Fenomena ini harus dipahami lebih dari sekadar peristiwa politik sesaat. Ia merupakan cermin kegagalan sistemik dalam membangun keadilan sosial yang inklusif.
1. Struktur yang Tidak Setara
Kesenjangan antara pusat dan daerah masih sangat nyata. Pembangunan terpusat di Pulau Jawa, sementara wilayah lain tertinggal dalam infrastruktur, pendidikan, dan layanan publik. Kelompok-kelompok rentan seperti masyarakat adat, perempuan, dan difabel juga terus terpinggirkan karena rendahnya representasi dalam kebijakan.
Demonstrasi kemarin yang menyebar ke berbagai daerah adalah akumulasi ketidakadilan tersebut.
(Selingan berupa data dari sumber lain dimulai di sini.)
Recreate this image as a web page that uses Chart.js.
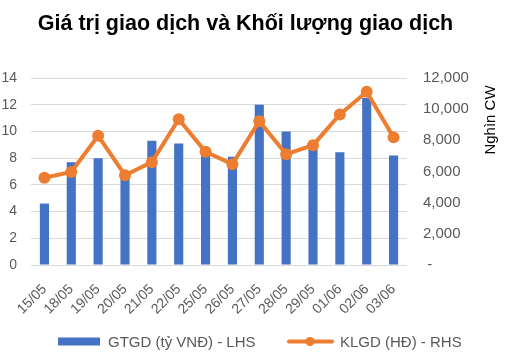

Ketika rakyat melihat elit politik mendapat tunjangan mewah, sementara mereka sendiri berjibaku dengan harga kebutuhan pokok, ketimpangan ini menjadi tak tertahankan.
2. Kultur Politik yang Elitis
Budaya patronase politik di Indonesia masih sangat kuat. Kebijakan cenderung dibuat untuk melindungi kepentingan elit ketimbang rakyat. Demonstrasi 28 Agustus 2025 yang menewaskan Affan Kurniawan—seorang pengemudi ojek online—memicu kemarahan publik dan memunculkan solidaritas luas lintas kelompok sosial.
Simbol “sapu” yang dibawa oleh massa perempuan dalam demo di Jakarta adalah pesan kuat: rakyat ingin membersihkan sistem dari korupsi, kekerasan, dan arogansi kekuasaan. Ini bukan hanya kritik, tetapi tuntutan perubahan kultur politik menuju keadilan dan kesetaraan.
3. Proses yang Tidak Partisipatif
Kebijakan pembangunan masih dibuat secara top-down, tanpa partisipasi nyata dari masyarakat. Forum publik seringkali hanya formalitas. Dalam praktiknya, bantuan sosial salah sasaran, dana desa tidak transparan, dan anggaran mudah diselewengkan.
Proses represif juga terjadi. Penggunaan gas air mata di dekat kampus, penangkapan massal, hingga laporan belasan orang hilang menunjukkan bahwa sistem masih alergi terhadap kritik. Padahal, aspirasi rakyat seharusnya menjadi inti dari proses pembangunan itu sendiri.